[Data excerpt]:
____________________

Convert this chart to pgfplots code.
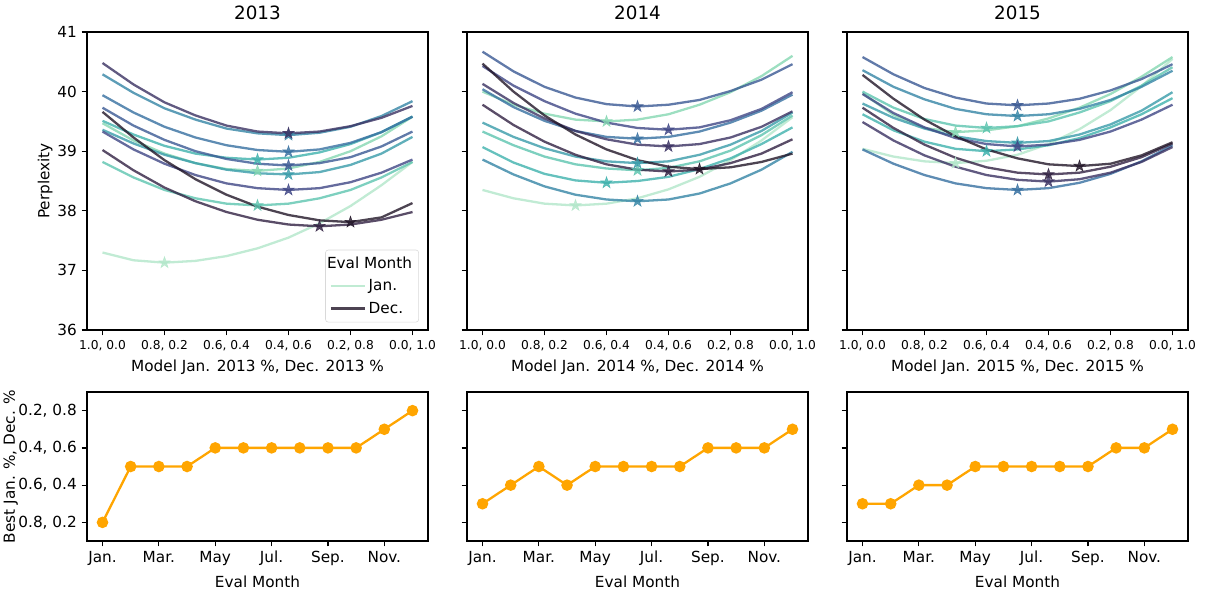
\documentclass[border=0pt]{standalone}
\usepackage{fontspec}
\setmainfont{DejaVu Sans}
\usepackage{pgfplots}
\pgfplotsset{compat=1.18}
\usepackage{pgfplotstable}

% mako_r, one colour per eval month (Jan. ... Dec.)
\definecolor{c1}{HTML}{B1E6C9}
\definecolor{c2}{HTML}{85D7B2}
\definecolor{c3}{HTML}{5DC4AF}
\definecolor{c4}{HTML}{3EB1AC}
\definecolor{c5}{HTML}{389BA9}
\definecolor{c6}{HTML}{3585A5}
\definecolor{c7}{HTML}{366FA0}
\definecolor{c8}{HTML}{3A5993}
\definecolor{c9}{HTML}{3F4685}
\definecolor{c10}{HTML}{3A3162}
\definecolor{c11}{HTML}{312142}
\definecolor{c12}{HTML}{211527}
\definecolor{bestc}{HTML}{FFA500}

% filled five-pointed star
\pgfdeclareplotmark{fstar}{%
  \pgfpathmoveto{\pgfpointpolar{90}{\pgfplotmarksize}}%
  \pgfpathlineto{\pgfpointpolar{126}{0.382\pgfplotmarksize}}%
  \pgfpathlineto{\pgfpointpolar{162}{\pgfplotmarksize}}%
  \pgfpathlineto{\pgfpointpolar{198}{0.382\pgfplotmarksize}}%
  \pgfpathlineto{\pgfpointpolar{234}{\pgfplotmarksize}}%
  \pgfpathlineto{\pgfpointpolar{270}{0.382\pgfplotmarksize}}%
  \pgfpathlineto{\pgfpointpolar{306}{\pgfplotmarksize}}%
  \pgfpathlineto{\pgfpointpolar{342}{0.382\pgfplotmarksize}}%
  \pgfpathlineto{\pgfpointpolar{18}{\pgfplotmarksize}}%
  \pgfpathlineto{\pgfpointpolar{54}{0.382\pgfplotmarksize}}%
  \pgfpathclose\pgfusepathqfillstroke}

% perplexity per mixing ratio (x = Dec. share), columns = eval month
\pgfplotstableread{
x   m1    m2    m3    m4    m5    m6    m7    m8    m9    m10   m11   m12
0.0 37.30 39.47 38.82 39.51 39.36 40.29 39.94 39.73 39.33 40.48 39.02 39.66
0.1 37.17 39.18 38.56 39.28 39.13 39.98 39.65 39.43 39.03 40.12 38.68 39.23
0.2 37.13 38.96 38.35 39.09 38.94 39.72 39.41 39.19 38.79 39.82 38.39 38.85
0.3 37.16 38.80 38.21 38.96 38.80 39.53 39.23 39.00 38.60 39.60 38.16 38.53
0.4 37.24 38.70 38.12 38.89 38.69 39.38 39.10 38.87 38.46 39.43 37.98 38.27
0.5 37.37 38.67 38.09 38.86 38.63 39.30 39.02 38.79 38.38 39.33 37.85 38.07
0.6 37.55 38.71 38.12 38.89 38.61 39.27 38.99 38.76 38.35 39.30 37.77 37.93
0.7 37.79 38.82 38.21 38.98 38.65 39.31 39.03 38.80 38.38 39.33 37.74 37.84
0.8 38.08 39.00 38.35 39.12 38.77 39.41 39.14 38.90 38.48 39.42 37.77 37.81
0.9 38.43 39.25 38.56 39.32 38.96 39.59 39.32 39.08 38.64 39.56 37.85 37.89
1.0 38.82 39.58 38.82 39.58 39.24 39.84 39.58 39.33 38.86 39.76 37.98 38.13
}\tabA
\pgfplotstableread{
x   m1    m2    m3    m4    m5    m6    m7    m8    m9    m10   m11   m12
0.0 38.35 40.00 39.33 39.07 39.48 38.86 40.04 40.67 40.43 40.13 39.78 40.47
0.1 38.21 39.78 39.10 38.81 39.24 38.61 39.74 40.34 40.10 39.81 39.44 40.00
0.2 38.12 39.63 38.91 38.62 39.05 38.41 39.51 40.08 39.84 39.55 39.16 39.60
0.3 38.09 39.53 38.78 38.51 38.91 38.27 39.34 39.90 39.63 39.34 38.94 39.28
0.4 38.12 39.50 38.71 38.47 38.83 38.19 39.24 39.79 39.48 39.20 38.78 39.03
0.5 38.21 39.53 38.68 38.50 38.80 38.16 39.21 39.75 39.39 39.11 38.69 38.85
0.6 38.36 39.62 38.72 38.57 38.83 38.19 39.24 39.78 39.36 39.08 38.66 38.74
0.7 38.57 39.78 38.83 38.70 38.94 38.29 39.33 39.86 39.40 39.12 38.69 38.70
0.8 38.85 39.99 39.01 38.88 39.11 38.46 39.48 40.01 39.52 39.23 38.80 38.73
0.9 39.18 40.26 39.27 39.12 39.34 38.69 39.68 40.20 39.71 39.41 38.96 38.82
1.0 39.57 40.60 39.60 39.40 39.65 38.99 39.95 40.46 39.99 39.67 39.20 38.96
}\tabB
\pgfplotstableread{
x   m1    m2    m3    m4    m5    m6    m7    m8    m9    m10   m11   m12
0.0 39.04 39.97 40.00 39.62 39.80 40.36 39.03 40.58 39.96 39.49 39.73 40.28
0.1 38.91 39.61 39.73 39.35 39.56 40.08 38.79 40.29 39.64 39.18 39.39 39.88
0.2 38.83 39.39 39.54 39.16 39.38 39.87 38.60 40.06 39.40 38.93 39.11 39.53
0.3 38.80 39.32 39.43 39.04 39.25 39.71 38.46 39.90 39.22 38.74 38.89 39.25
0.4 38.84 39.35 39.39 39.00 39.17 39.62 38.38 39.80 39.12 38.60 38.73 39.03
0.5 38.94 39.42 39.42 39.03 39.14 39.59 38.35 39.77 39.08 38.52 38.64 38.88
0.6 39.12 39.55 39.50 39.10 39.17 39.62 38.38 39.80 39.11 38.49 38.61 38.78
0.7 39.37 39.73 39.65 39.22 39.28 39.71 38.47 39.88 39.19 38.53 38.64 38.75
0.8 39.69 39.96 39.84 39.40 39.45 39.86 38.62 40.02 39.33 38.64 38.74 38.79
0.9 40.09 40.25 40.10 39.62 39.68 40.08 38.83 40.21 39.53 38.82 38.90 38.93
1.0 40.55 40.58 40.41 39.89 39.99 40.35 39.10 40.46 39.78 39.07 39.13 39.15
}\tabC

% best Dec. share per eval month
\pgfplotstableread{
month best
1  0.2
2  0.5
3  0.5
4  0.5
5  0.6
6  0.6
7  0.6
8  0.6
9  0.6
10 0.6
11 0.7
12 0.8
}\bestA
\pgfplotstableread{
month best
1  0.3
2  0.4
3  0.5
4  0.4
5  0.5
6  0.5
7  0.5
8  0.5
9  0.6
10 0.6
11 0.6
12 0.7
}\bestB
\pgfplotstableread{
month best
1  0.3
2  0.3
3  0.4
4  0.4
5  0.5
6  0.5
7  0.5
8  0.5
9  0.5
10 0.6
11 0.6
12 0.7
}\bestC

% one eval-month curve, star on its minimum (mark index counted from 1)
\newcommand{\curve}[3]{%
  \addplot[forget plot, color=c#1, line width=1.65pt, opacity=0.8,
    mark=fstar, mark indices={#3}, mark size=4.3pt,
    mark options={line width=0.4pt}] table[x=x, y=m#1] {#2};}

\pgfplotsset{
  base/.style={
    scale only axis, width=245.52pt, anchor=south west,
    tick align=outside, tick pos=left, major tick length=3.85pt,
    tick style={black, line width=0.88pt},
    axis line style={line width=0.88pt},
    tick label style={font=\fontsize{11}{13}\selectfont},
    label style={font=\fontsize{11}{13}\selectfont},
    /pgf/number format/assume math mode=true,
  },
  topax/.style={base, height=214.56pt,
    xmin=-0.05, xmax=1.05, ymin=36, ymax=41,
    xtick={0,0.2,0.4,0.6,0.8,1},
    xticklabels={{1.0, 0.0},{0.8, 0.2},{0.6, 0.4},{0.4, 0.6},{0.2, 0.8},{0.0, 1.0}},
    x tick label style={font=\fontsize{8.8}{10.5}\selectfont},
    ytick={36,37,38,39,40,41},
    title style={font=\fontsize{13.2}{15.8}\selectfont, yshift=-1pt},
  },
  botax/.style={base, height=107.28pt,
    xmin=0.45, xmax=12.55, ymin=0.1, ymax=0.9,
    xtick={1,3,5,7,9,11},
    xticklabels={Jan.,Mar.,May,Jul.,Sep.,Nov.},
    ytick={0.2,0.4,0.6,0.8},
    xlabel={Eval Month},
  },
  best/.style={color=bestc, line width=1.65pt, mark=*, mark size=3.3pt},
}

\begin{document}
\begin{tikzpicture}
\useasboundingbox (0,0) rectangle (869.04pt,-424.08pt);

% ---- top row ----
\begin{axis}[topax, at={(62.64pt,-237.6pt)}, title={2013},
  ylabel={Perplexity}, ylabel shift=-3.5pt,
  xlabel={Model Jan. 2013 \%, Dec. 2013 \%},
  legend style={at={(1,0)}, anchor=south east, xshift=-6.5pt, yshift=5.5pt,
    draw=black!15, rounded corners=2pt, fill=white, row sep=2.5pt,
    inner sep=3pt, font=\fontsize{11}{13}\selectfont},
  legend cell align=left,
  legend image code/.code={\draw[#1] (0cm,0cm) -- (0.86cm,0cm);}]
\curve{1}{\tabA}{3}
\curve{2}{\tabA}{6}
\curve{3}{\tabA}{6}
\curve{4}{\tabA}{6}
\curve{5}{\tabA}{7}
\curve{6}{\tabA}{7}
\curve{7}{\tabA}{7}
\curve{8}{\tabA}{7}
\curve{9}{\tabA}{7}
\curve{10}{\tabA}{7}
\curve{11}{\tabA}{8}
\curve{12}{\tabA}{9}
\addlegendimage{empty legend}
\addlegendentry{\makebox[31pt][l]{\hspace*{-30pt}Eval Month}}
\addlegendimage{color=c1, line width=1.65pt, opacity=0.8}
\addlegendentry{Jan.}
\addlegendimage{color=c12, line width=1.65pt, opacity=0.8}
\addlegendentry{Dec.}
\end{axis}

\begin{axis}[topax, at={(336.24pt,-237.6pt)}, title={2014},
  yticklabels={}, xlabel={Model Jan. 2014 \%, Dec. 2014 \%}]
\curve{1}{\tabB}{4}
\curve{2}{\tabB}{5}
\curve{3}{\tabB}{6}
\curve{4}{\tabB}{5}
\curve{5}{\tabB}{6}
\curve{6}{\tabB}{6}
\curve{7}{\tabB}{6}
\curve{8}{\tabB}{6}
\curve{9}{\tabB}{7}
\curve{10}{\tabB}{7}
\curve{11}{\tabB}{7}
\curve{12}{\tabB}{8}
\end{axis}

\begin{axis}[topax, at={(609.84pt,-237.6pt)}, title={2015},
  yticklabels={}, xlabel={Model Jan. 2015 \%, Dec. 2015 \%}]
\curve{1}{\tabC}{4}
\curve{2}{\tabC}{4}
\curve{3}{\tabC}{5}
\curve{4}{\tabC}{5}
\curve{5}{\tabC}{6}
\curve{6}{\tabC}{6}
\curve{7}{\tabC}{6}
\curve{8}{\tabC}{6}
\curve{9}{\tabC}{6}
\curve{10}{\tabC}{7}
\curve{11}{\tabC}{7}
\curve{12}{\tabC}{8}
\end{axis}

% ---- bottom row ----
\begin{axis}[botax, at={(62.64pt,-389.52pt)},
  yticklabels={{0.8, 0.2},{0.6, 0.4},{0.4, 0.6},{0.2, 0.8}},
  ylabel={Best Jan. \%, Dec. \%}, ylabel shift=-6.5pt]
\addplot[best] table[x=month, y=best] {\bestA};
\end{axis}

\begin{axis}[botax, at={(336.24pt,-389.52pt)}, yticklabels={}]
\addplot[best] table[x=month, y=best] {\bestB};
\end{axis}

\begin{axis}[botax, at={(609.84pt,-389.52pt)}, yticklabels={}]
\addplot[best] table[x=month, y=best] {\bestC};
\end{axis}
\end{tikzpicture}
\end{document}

____________________

[Exercise description]: Determine how many lines of the listing above hold the word "code". Report that number without anything else.

[Output for this exercise]: 2